Good grief. This cover of Gamepro from July 1996 is such a mess. While it does follow the traditional magazine format of having a main central image, it bombards the reader with a veritable smorgasbord of promotions. All are fairly innocuously written, with a main focus on the number of reviews and previews, coupled with the most compelling games from the issue being used to sell the magazine off the cover. The trouble is, the sheer number of different fonts, random screenshots littered everywhere, and three different angles of text result in a cover upon which your eyes just don't know where to rest. It does make for an issue that feels exciting and packed full of stuff, but it's not particularly aesthetically pleasing.
This second example of a visually over-stimulating cover comes from February 1997. Again, it's a bit of a mess, with headlines and screenshots littered liberally around the main cover image depicting Killer Instinct Gold. As was the case with almost all Gamepro covers of the period, the number of "hot games" covered in the issue is highlighted as a main selling point, along with a selection of the most interesting game names. What strikes me as a contrast to the British magazines is that the coverlines are so matter-of-fact. There really isn't anything in the way of hype – it's all quite understated in some respects. Yes, it's very promotional, but it avoids the kind of outrageous questions and statements that dominated the covers of the magazine's transatlantic counterparts.
I hope you've enjoyed this little insight to the hype and craziness that drove certain British magazines during the late 80s and early 90s. If you grew up in the US during the period, I very much doubt you'd have been exposed to the kind of over-the-top gaming rhetoric that graced their covers.
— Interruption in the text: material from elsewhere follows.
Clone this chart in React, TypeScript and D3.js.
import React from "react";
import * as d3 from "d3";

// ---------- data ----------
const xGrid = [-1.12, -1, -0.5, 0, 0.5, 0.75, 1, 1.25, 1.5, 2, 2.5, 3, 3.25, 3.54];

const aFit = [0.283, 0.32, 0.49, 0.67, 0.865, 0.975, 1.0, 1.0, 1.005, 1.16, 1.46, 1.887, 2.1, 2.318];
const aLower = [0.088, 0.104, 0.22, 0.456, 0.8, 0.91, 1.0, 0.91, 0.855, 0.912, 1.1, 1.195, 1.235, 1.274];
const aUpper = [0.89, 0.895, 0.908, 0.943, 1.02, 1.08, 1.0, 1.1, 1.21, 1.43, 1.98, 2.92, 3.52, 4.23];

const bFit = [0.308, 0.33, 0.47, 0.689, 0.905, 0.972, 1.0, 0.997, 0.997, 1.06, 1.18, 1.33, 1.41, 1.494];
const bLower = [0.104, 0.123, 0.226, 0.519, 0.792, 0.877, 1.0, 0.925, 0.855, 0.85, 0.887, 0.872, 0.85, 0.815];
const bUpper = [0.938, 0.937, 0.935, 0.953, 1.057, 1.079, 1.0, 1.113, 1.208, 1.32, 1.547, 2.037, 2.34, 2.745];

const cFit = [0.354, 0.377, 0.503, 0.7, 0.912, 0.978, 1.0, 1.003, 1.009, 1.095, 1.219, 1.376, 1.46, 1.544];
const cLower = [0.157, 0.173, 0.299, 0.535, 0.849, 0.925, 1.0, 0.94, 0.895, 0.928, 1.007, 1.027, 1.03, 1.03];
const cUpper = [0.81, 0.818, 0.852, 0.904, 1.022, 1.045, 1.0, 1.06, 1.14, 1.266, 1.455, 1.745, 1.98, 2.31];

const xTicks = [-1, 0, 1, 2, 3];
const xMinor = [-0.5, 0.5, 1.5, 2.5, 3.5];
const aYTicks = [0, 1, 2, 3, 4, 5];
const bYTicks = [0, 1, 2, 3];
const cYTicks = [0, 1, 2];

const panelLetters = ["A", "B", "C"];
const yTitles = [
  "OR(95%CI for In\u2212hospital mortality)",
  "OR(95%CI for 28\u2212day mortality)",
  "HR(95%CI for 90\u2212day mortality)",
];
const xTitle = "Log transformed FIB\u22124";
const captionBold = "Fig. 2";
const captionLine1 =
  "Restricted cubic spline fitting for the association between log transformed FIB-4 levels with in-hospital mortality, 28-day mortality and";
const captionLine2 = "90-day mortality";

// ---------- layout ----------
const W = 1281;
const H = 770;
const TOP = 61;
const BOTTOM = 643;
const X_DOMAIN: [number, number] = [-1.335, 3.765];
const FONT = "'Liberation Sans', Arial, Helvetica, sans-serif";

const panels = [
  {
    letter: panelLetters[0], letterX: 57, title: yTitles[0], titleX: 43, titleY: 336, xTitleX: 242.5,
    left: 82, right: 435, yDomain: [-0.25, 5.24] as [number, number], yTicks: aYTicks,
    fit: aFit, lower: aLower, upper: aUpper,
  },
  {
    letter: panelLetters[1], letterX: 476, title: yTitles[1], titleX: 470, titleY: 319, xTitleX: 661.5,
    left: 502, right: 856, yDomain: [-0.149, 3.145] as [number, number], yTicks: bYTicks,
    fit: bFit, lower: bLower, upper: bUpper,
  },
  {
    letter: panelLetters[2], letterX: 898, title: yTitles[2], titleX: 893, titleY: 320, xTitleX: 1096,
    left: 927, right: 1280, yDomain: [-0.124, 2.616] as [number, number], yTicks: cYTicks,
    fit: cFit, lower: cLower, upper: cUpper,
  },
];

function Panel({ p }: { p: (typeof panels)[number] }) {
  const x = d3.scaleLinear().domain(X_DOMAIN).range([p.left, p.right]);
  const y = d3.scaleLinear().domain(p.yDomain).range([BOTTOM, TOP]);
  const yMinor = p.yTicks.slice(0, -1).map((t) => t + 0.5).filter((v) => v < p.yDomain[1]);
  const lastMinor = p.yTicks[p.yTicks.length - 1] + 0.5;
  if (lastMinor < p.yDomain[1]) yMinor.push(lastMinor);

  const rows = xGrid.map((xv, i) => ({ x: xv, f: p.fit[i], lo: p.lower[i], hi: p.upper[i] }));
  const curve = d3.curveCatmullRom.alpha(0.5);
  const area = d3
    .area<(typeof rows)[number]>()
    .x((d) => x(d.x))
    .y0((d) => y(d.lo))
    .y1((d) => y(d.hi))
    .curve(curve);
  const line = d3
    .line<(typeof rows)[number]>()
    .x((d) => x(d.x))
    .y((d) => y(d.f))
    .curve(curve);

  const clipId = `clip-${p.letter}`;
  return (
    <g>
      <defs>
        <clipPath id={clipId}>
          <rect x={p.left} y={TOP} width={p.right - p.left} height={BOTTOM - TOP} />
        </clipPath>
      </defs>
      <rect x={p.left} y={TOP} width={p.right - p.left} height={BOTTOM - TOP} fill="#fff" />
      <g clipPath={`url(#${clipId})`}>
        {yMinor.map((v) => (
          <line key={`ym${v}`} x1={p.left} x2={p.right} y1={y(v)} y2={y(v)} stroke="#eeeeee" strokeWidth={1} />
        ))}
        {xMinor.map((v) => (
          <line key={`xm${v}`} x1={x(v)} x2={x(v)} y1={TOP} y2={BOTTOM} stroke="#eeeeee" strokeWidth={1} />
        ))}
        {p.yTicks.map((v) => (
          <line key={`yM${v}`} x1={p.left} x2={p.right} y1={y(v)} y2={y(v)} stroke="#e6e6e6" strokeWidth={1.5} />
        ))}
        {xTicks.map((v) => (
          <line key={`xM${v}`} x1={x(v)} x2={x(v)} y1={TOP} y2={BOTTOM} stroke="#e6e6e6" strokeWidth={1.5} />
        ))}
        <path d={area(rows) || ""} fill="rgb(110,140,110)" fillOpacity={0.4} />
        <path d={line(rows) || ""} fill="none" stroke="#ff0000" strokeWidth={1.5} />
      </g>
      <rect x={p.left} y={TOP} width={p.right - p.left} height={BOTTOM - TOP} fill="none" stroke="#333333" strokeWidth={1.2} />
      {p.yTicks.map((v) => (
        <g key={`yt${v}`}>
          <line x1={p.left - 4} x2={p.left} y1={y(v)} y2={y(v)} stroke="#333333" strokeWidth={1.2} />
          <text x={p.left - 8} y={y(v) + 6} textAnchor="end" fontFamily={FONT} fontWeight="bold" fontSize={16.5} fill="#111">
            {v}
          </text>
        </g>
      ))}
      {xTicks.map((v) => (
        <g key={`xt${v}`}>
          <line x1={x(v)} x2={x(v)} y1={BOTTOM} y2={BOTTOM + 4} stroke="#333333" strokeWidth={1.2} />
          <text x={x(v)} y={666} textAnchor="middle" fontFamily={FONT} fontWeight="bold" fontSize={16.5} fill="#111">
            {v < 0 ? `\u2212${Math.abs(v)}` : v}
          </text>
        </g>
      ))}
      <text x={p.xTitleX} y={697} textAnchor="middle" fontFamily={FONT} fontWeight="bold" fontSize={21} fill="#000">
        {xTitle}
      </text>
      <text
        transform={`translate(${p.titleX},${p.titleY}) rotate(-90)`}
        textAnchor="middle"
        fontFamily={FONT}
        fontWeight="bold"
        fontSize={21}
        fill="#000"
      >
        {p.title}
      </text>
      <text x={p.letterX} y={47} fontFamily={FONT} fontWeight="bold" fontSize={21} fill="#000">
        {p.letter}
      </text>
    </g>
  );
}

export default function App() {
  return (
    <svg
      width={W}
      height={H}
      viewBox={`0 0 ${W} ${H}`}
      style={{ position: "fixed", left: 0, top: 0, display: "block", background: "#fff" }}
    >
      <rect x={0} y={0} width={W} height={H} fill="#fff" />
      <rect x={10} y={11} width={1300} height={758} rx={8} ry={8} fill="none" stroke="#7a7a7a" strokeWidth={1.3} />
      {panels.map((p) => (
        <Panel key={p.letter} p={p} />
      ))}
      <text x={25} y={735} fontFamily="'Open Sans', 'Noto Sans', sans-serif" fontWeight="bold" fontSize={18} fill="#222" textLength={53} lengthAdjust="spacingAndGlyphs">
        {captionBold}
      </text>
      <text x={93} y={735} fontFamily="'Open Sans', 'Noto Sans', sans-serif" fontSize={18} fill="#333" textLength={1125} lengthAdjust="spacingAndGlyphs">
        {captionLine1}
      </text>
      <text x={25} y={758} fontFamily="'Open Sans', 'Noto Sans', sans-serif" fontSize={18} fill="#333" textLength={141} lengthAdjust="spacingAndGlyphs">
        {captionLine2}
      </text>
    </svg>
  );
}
American video games magazines were ultimately a lot more conservative in the way that they sold themselves. I looked at old issues of Nintendo Power hoping to see something sensational, but – perhaps rather unsurprisingly – I couldn’t find anything that pushed the promotional envelope. The same goes for other market-leading magazines of the period such as Diehard Game Fan, Game Informer, and CGW. All followed EGM and Gamepro's philosophies of heavy coverline usage combined with largely factual articulations.
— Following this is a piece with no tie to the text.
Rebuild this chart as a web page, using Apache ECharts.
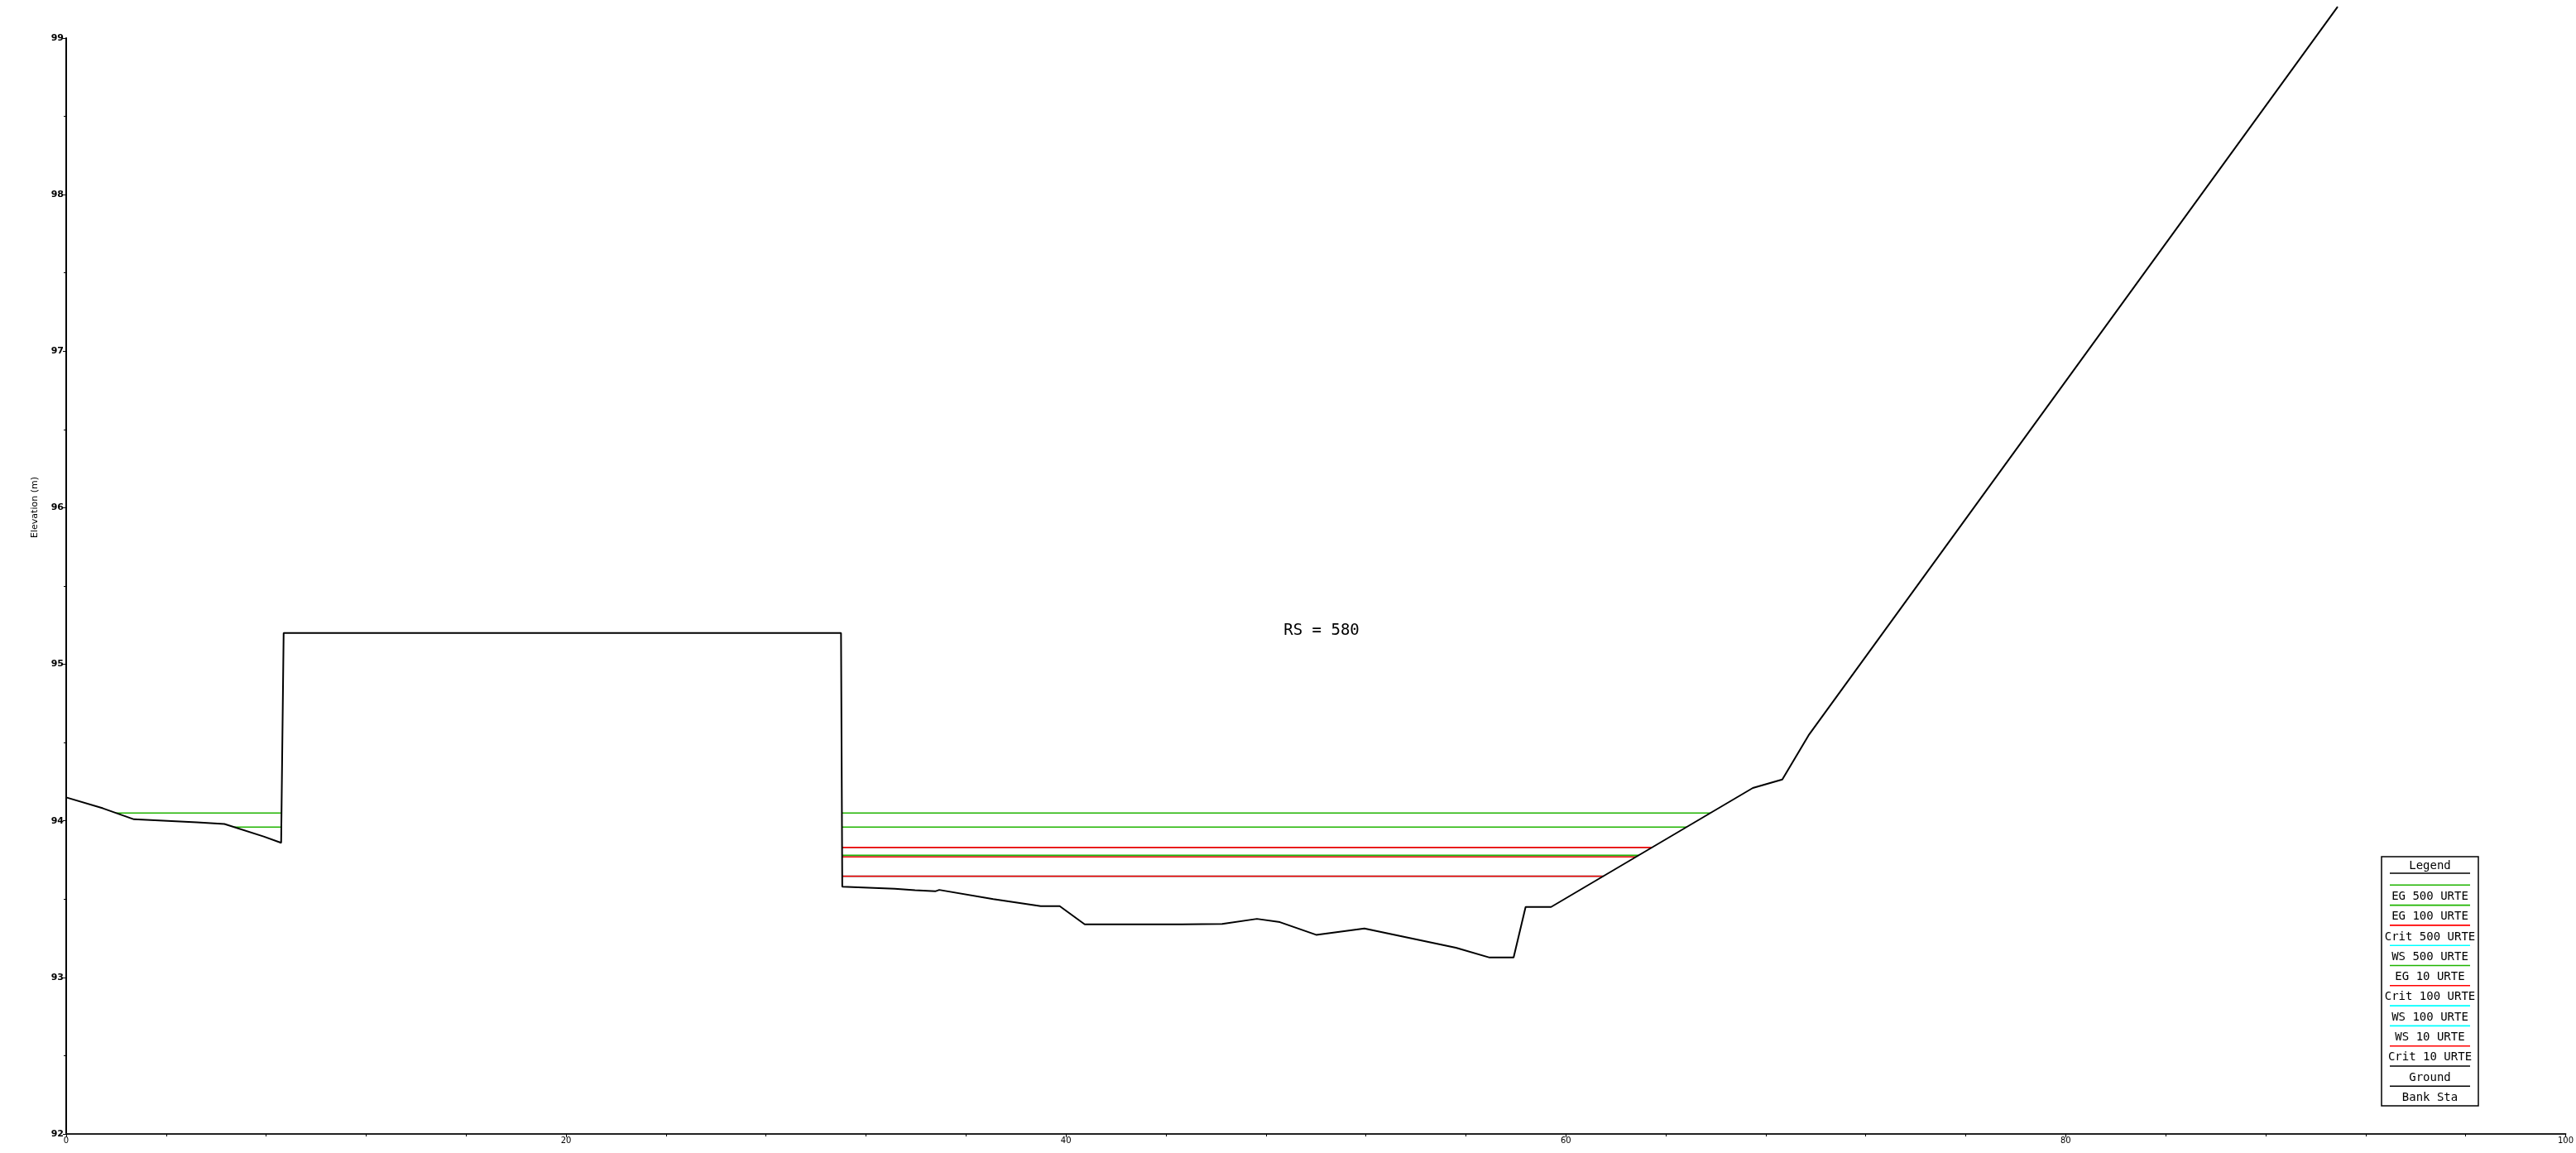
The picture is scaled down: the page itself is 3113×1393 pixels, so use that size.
<!DOCTYPE html>
<html><head><meta charset="utf-8">
<script src="https://cdn.jsdelivr.net/npm/echarts@6/dist/echarts.min.js"></script>
<style>html,body{margin:0;padding:0;background:#fff}#c{width:3113px;height:1393px}</style>
</head><body><div id="c"></div>
<script>
// ---- data ----
const groundX = [0, 1.47, 2.71, 5.23, 6.33, 7.9, 8.6, 8.7, 31.0, 31.05, 33.15, 33.96, 34.77, 34.93, 37.09, 38.99, 39.75, 40.75, 44.63, 46.25, 47.64, 48.56, 50.01, 51.94, 55.6, 56.95, 57.91, 58.39, 59.41, 67.48, 68.66, 69.71, 90.88];
const groundY = [94.15, 94.08, 94.01, 93.99, 93.98, 93.90, 93.86, 95.2, 95.2, 93.58, 93.566, 93.557, 93.55, 93.559, 93.50, 93.455, 93.455, 93.339, 93.339, 93.342, 93.374, 93.353, 93.272, 93.312, 93.19, 93.127, 93.127, 93.45, 93.45, 94.21, 94.264, 94.546, 99.2];
const profileNames = ['EG 500 URTE','EG 100 URTE','Crit 500 URTE','WS 500 URTE','EG 10 URTE','Crit 100 URTE','WS 100 URTE','WS 10 URTE','Crit 10 URTE'];
const profileElev = [94.05, 93.96, 93.83, 93.83, 93.78, 93.77, 93.77, 93.646, 93.646];
const profileColors = ['#1fb400','#1fb400','#ff0000','#00ffff','#1fb400','#ff0000','#00ffff','#00ffff','#ff0000'];
const legendNames = profileNames.concat(['Ground','Bank Sta']);
const legendColors = profileColors.concat(['#000000','#000000']);
const xRange = [0, 100, 20];
const yRange = [92, 99, 1];
const sectionLabel = 'RS = 580';
const yTitle = 'Elevation (m)';

// ---- helpers ----
function wetIntervals(w) {
  const out = []; let cur = null;
  for (let i = 0; i < groundX.length - 1; i++) {
    const x1 = groundX[i], y1 = groundY[i], x2 = groundX[i+1], y2 = groundY[i+1];
    let a = null, b = null;
    if (y1 < w && y2 < w) { a = x1; b = x2; }
    else if (y1 < w && y2 >= w) { a = x1; b = x1 + (w - y1) / (y2 - y1) * (x2 - x1); }
    else if (y1 >= w && y2 < w) { a = x1 + (w - y1) / (y2 - y1) * (x2 - x1); b = x2; }
    if (a !== null) {
      if (cur && Math.abs(cur[1] - a) < 1e-9) cur[1] = b;
      else { cur = [a, b]; out.push(cur); }
    }
  }
  return out;
}

const series = [];
profileNames.forEach((n, i) => {
  const w = profileElev[i];
  const z = n.startsWith('WS') ? 2 : (n.startsWith('EG') ? 3 : 4);
  wetIntervals(w).forEach(iv => {
    series.push({
      name: n, type: 'line', symbol: 'none', z: z, silent: true,
      lineStyle: { color: profileColors[i], width: 1.6 },
      data: [[iv[0], w], [iv[1], w]]
    });
  });
});
series.push({
  name: 'Ground', type: 'line', symbol: 'none', clip: false, z: 6, silent: true,
  lineStyle: { color: '#000', width: 2 },
  data: groundX.map((x, i) => [x, groundY[i]])
});

// legend graphic (built from names/colors)
const LB = { left: 2878, top: 1035, w: 117, h: 301, pitch: 24.3 };
const cx = LB.left + LB.w / 2;
const legendEls = [
  { type: 'rect', shape: { x: LB.left, y: LB.top, width: LB.w, height: LB.h }, style: { fill: '#fff', stroke: '#000', lineWidth: 1.5 } },
  { type: 'text', x: cx, y: LB.top + 11, style: { text: 'Legend', font: '14px "DejaVu Sans Mono"', fill: '#000', align: 'center', verticalAlign: 'middle' } },
  { type: 'line', shape: { x1: LB.left + 10, y1: LB.top + 20, x2: LB.left + 107, y2: LB.top + 20 }, style: { stroke: '#000', lineWidth: 1.5 } }
];
legendNames.forEach((n, i) => {
  const ly = LB.top + 34.3 + i * LB.pitch;
  legendEls.push({ type: 'line', shape: { x1: LB.left + 10, y1: ly, x2: LB.left + 107, y2: ly }, style: { stroke: legendColors[i], lineWidth: 1.6 } });
  legendEls.push({ type: 'text', x: cx, y: ly + 14, style: { text: n, font: '14px "DejaVu Sans Mono"', fill: '#000', align: 'center', verticalAlign: 'middle' } });
});

const chart = echarts.init(document.getElementById('c'), null, { renderer: 'canvas' });
chart.setOption({
  animation: false,
  backgroundColor: '#fff',
  grid: { left: 80, right: 10, top: 46, bottom: 23, containLabel: false },
  xAxis: {
    type: 'value', min: xRange[0], max: xRange[1], interval: xRange[2],
    axisLine: { onZero: false, lineStyle: { color: '#222', width: 2 } },
    axisTick: { show: true, length: 4, lineStyle: { color: '#000' } },
    minorTick: { show: true, splitNumber: 5, length: 3, lineStyle: { color: '#000' } },
    splitLine: { show: false },
    axisLabel: { color: '#000', fontSize: 10, margin: 3, fontFamily: 'DejaVu Sans' }
  },
  yAxis: {
    type: 'value', min: yRange[0], max: yRange[1], interval: yRange[2],
    axisLine: { show: true, onZero: false, lineStyle: { color: '#000', width: 2 } },
    axisTick: { show: true, length: 4, lineStyle: { color: '#000' } },
    minorTick: { show: true, splitNumber: 2, length: 3, lineStyle: { color: '#000' } },
    splitLine: { show: false },
    axisLabel: { color: '#000', fontSize: 11, fontWeight: 'bold', margin: 3, fontFamily: 'DejaVu Sans' }
  },
  graphic: [
    { type: 'text', x: 42, y: 613, rotation: Math.PI / 2, style: { text: yTitle, font: '11px "DejaVu Sans"', fill: '#000', align: 'center', verticalAlign: 'middle' } },
    { type: 'text', x: 1597, y: 762, style: { text: sectionLabel, font: '19px "DejaVu Sans Mono"', fill: '#000', align: 'center', verticalAlign: 'middle' } },
    { type: 'group', children: legendEls }
  ],
  series: series
});
</script>
</body></html>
I don't think that makes them any better or worse than British magazines – they simply represent a different kind of editorial gaming culture. One that was a little more restrained and measured than comparative British periodicals, which were generally far more enthusiastic and hyperbolic in their tone and style, and used pretty much every trick in the book to sell themselves to their readers. Yes, in many respects they were "clickbait", but they must have been doing something right – Mean Machines and Computer and Video Games were both best-sellers in their respective markets, and I'm sure that wasn't all down to their crazy coverlines.